Written by Derek Olson, Student, CET Intensive Language and Culture Studies in Catania.
I didn’t notice the motorcylce until it zoomed inches in front of me. I had removed my eyes from the road to observe the restaurants to the left as I walked along the catanese streets. Paying close attention is a necessity on the streets of Catania. The road system looks more like bumper cars with BMW motorcycles and Vespa scooters weaving through the entanglement. Of course the road isn’t a county fair ride, so bumping is strictly prohibited.
Now immagine crossing this confusion without a pedestrian light indicating when to go. If there’s one thing people don’t wait for in Italy, it’s crossing the street. One must cautiously creep into the chaos before it slows down to allow you to cross. Even in the few intersections that have crosswalk lights, I felt uneasy at first. Cars and motorcycles making left turns will sinuously wrap around the pedestrians in the crosswalk. But after a few weeks, it’s beginning to feel more natural. The biggest bumper car collisions I ever experienced were the T-bone crashes I didn’t see coming. Thus, I have learned that eye contact, assertion, and awareness are the most important skills for a pedestrian.

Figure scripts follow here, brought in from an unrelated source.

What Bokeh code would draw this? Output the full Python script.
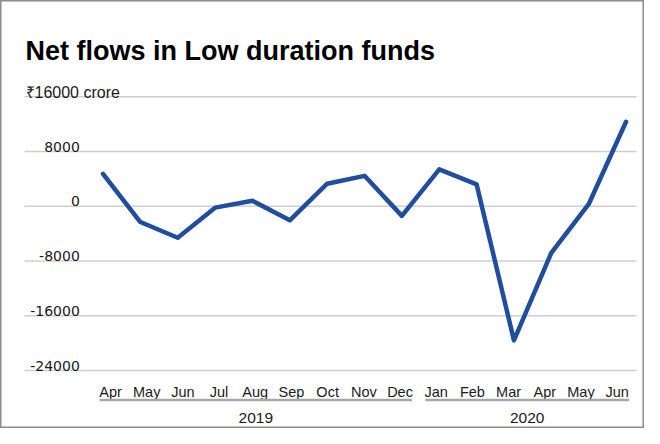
from bokeh.plotting import figure
from bokeh.models import Range1d
from bokeh.core.properties import value
from bokeh.embed import file_html
from bokeh.resources import INLINE

# ---- data ----
title_text = "Net flows in Low duration funds"
months = ["Apr", "May", "Jun", "Jul", "Aug", "Sep", "Oct", "Nov", "Dec",
          "Jan", "Feb", "Mar", "Apr", "May", "Jun"]
years = ["2019"] * 9 + ["2020"] * 6
net_flows = [4750, -2300, -4600, -200, 800, -2050, 3300, 4450, -1400,
             5400, 3200, -19600, -6800, 300, 12350]
y_ticks = [16000, 8000, 0, -8000, -16000, -24000]
y_tick_labels = ["₹16000 crore", "8000", "0", "-8000", "-16000", "-24000"]

W, H = 644, 428

p = figure(width=W, height=H,
           x_range=Range1d(-2.7436, 14.494),
           y_range=Range1d(-32476, 30074),
           x_axis_type=None, y_axis_type=None,
           toolbar_location=None, output_backend="svg",
           min_border=0)
p.extra_x_ranges = {"px": Range1d(0, W), "lab": Range1d(-3.0395, 14.7555)}
p.extra_y_ranges = {"px": Range1d(H, 0)}
p.outline_line_color = "#8c8c8c"
p.outline_line_width = 2
p.background_fill_color = "white"
p.border_fill_color = "white"

# gridlines
n = len(y_ticks)
p.segment(x0=[24] * n, x1=[636] * n, y0=y_ticks, y1=y_ticks,
          x_range_name="px", line_color="#cfcfcf", line_width=1.5)

# y tick labels
p.text(x=[79.3] * (n - 1), y=y_ticks[1:], text=y_tick_labels[1:],
       x_range_name="px", text_align="right", text_baseline="alphabetic",
       y_offset=-5, text_font=value("DejaVu Sans"), text_font_size="14px",
       text_color="#1a1a1a")
# top label (unit)
p.text(x=[25], y=[y_ticks[0]], text=[y_tick_labels[0]],
       x_range_name="px", text_align="left", text_baseline="alphabetic",
       y_offset=-4, text_font=value("Liberation Sans"), text_font_size="16px",
       text_color="#1a1a1a")

# line
xs = list(range(len(net_flows)))
p.line(x=xs, y=net_flows, line_color="#1f4e9e", line_width=4.5,
       line_join="round", line_cap="round")

# month labels
p.text(x=list(range(len(months))), y=[391.5] * len(months), text=months,
       x_range_name="lab", y_range_name="px", text_align="center",
       text_baseline="alphabetic", text_font=value("Liberation Sans"),
       text_font_size="14.5px", text_color="#1a1a1a")

# year groups
groups = []
for i, yv in enumerate(years):
    if not groups or groups[-1][0] != yv:
        groups.append([yv, i, i])
    else:
        groups[-1][2] = i
p.segment(x0=[g[1] - 0.3 for g in groups], x1=[g[2] + 0.33 for g in groups],
          y0=[399.5] * len(groups), y1=[399.5] * len(groups),
          x_range_name="lab", y_range_name="px",
          line_color="#a6a6a6", line_width=2.5)
p.text(x=[(g[1] + g[2]) / 2 + 0.015 for g in groups], y=[417] * len(groups),
       text=[g[0] for g in groups], x_range_name="lab", y_range_name="px",
       text_align="center", text_baseline="alphabetic",
       text_font=value("Liberation Sans"), text_font_size="15.5px",
       text_color="#1a1a1a")

# title
p.text(x=[25], y=[50.7], text=[title_text], x_range_name="px", y_range_name="px",
       text_align="left", text_baseline="alphabetic",
       text_font=value("Liberation Sans"), text_font_style="bold",
       text_font_size="27px", text_color="#000000")

open("out.html", "w").write(file_html(p, INLINE))
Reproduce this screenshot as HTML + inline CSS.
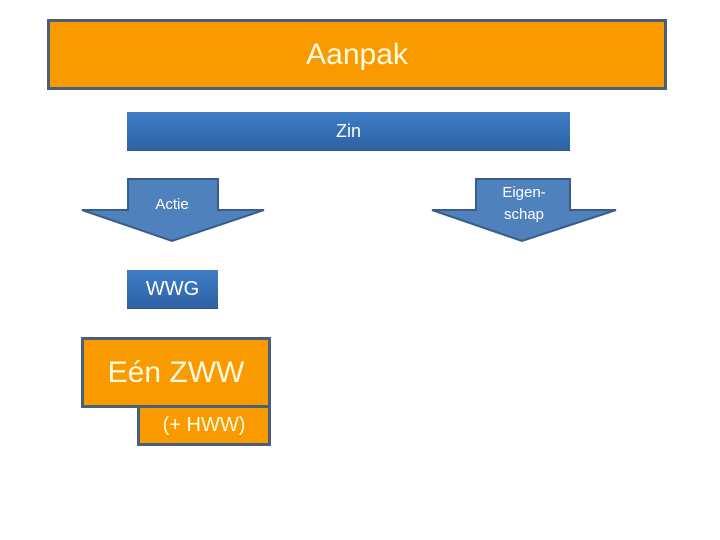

Crossing an intersection is almost the same process for vehicles. Most intersections don’t have stop signs or stop lights. Cars and trucks inch forward until they demand their own right of way. By far, the most incredible part of Catania’s traffic is the way the drivers whip around the diminutive street corners missing the parked cars by centimeters on each side. However, sometimes side streets in the city really are too small. While riding in the car with my friend Riccardo, he took a turn that proved impossible to make with a car parked on the corner. Thankfully, the bump didn’t leave a mark.
Despite the frenetic appearance to a foreigner, the system seems to work well. It fits the layout of the city with it’s winding side streets intersecting each other every fifty meters. I know I won’t drive in the frenzy but perhaps on a back road, one of our Italian friends will teach me how to drive manual transmission like a European.